-- START RECORDED INFORMATION --

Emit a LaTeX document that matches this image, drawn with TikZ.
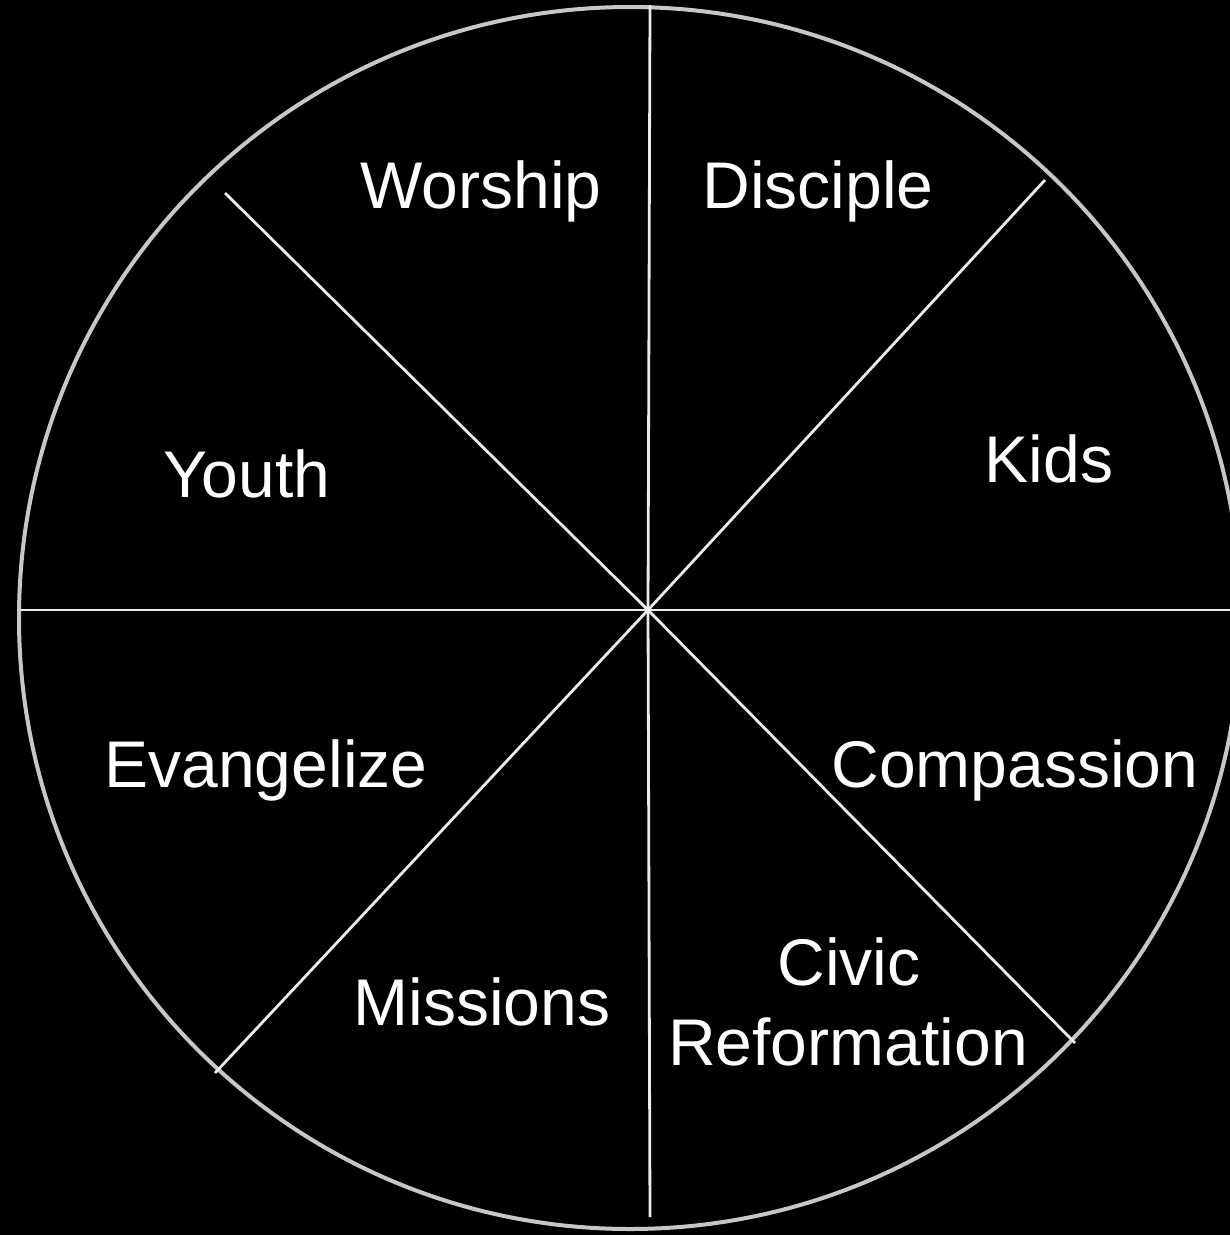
\documentclass[tikz,border=0pt]{standalone}
\usepackage{fontspec}
\setmainfont{Liberation Sans}
\begin{document}
\begin{tikzpicture}[x=1pt,y=-1pt,
  spoke/.style={draw=white!92!black,line width=2.8pt},
  rim/.style={draw=white!78!black,line width=4pt},
  lbl/.style={text=white,anchor=base,inner sep=0pt,font=\fontsize{66}{74}\selectfont}]
\useasboundingbox (0,0) rectangle (1230,1235);
\fill[black] (0,0) rectangle (1230,1235);
\clip (0,0) rectangle (1230,1235);
\draw[rim] (630,618) circle[radius=611];
\coordinate (c) at (648,610);
\coordinate (n) at (650,5);
\coordinate (s) at (650,1217);
\coordinate (w) at (20,610);
\coordinate (e) at (1232,610);
\coordinate (nw) at (225,193);
\coordinate (ne) at (1045,180);
\coordinate (sw) at (215,1073);
\coordinate (se) at (1075,1043);
\draw[spoke] (c) -- (n);
\draw[spoke] (c) -- (s);
\draw[spoke] (c) -- (w);
\draw[spoke] (c) -- (e);
\draw[spoke] (c) -- (nw);
\draw[spoke] (c) -- (ne);
\draw[spoke] (c) -- (sw);
\draw[spoke] (c) -- (se);
\node[lbl] (worship) at (481,208) {Worship};
\node[lbl] (disciple) at (818,208) {Disciple};
\node[lbl] (kids) at (1049,482) {Kids};
\node[lbl] (youth) at (247,497) {Youth};
\node[lbl] (evangelize) at (266,787) {Evangelize};
\node[lbl] (compassion) at (1015,787) {Compassion};
\node[lbl] (missions) at (482,1025) {Missions};
\node[lbl] (civic) at (849,985) {Civic};
\node[lbl] (reformation) at (848,1065) {Reformation};
\end{tikzpicture}
\end{document}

-- END RECORDED INFORMATION --

Your copy of the data above should match it exactly, except that pictures are left out.

§ EXERCISE RESULT
Emit a LaTeX document that matches this image, drawn with TikZ.
\documentclass[tikz,border=0pt]{standalone}
\usepackage{fontspec}
\setmainfont{Liberation Sans}
\begin{document}
\begin{tikzpicture}[x=1pt,y=-1pt,
  spoke/.style={draw=white!92!black,line width=2.8pt},
  rim/.style={draw=white!78!black,line width=4pt},
  lbl/.style={text=white,anchor=base,inner sep=0pt,font=\fontsize{66}{74}\selectfont}]
\useasboundingbox (0,0) rectangle (1230,1235);
\fill[black] (0,0) rectangle (1230,1235);
\clip (0,0) rectangle (1230,1235);
\draw[rim] (630,618) circle[radius=611];
\coordinate (c) at (648,610);
\coordinate (n) at (650,5);
\coordinate (s) at (650,1217);
\coordinate (w) at (20,610);
\coordinate (e) at (1232,610);
\coordinate (nw) at (225,193);
\coordinate (ne) at (1045,180);
\coordinate (sw) at (215,1073);
\coordinate (se) at (1075,1043);
\draw[spoke] (c) -- (n);
\draw[spoke] (c) -- (s);
\draw[spoke] (c) -- (w);
\draw[spoke] (c) -- (e);
\draw[spoke] (c) -- (nw);
\draw[spoke] (c) -- (ne);
\draw[spoke] (c) -- (sw);
\draw[spoke] (c) -- (se);
\node[lbl] (worship) at (481,208) {Worship};
\node[lbl] (disciple) at (818,208) {Disciple};
\node[lbl] (kids) at (1049,482) {Kids};
\node[lbl] (youth) at (247,497) {Youth};
\node[lbl] (evangelize) at (266,787) {Evangelize};
\node[lbl] (compassion) at (1015,787) {Compassion};
\node[lbl] (missions) at (482,1025) {Missions};
\node[lbl] (civic) at (849,985) {Civic};
\node[lbl] (reformation) at (848,1065) {Reformation};
\end{tikzpicture}
\end{document}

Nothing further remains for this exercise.